The Ashes was contested over two series, a 5 match T20 series and a 3 match ODI series. England took a 3-2 lead from T20 series into the ODI series, which they went on to win 3-0 to secure their Ashes victory.

Josh Price won the player of the series, he averaged 32 with the bat which included a match winning knocks of 83 and 82 in the ODI series. He also took 10 wickets across the Ashes. He was awarded Lord's Taverner's Disability Cricketer of the Year for 2022.

There were also memorable batting performances from George Greenway (63, 52*), Stephen George (57*) and James Schofield (59*). Henry Wainmann was the highest wicket taker with 11 wickets.

==== 2023/4: T20 Deaf World Cup ====
The DICC Deaf World Cup was due to be contested between eight sides in Qatar in early December 2023 (3rd-12th). However, due to "prevailing challenges and uncertainties in the region", the Qatar Cricket Association had postponed the tournament. England did not attend the rearranged World Cup which was played three months later in Sharjah, UAE.

==== 2024: Hosting India (T20 series) ====
India visited England in the summer 2024 to play a 7 match bilateral T20 series. India won the series 5-2.

Despite being bowled out for 95 in the opening game, England secured a victory through a rain-affected Duckworth-Lewis-Stern result, with Matt Bailey's two early wickets giving them the edge as the rain fell.

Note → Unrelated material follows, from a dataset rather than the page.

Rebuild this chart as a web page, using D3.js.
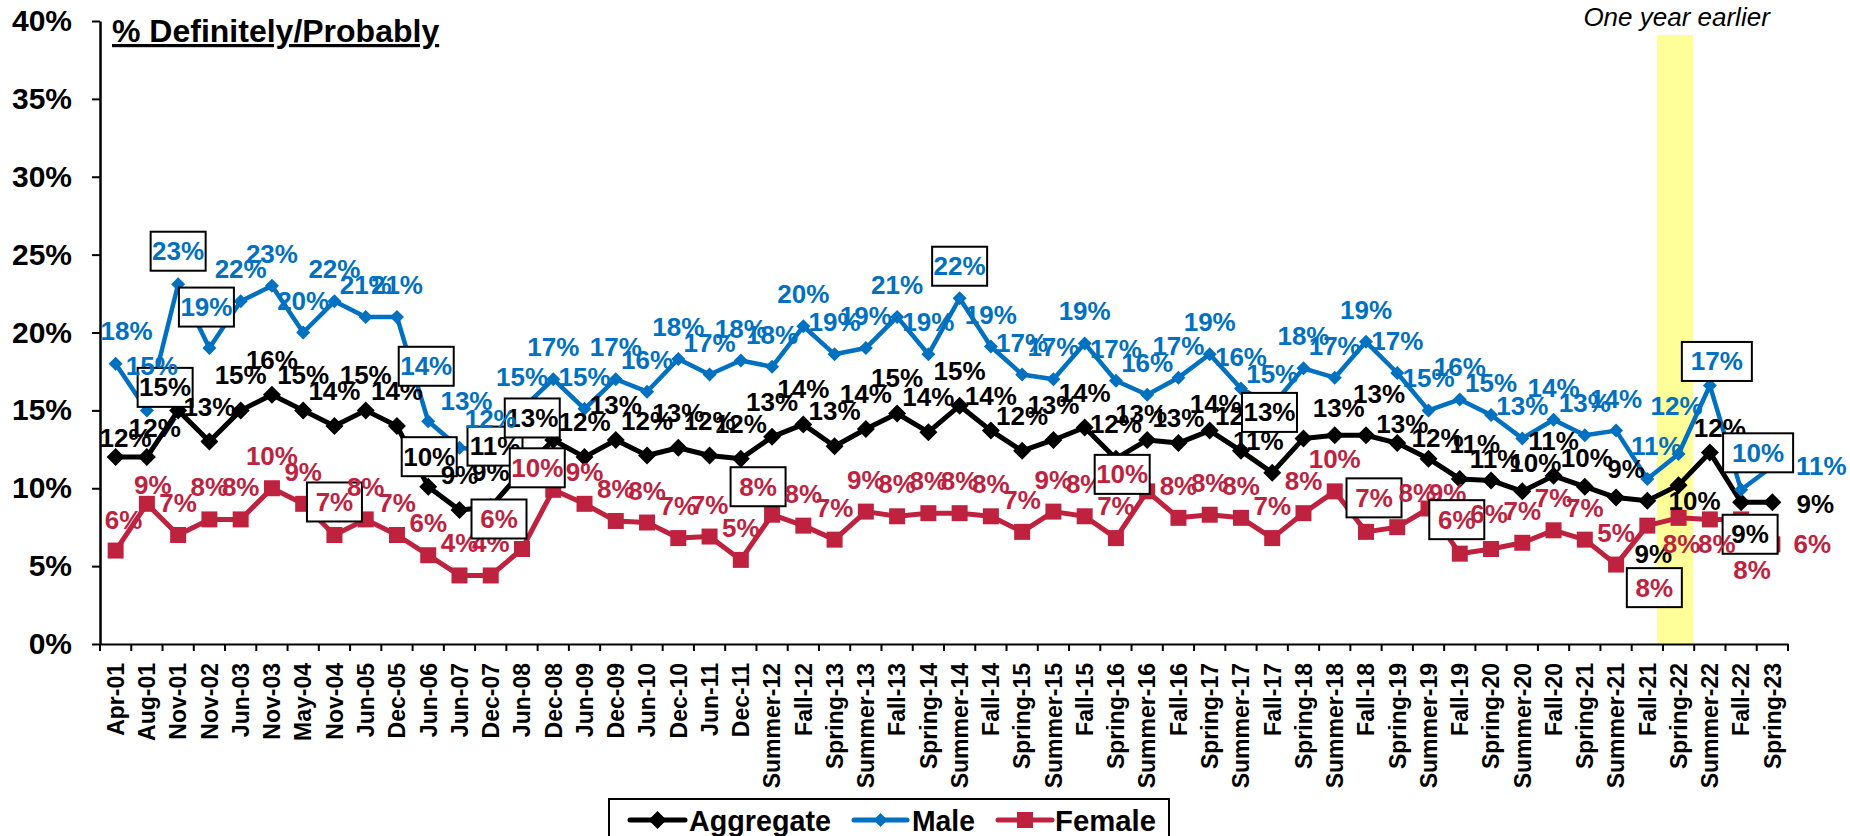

India then took a 2-1 lead by winning a doubleheader at Kidderminster Cricket Club, where Sai Akash shone with scores of 53 and 65 in the two matches. England bounced back in the fourth game at Northampton Cricket Ground with a remarkable win, led by Josh Price's unbeaten 69 in an impressive chase.

Heading into a doubleheader at Astwood Bank CC, India delivered a dominant performance with both bat and ball, securing victories in both games to clinch the series. Sai Akash was outstanding again, scoring 50 runs off 26 balls in one of the matches. The series concluded at the Uptonsteel County Ground, where India successfully chased down a target of 163 to win the final game.

- India: Player of the series - Sai Akash
- England: Player of the series - Josh Price
- Moment of the series - James Schofield (Eng) Catch.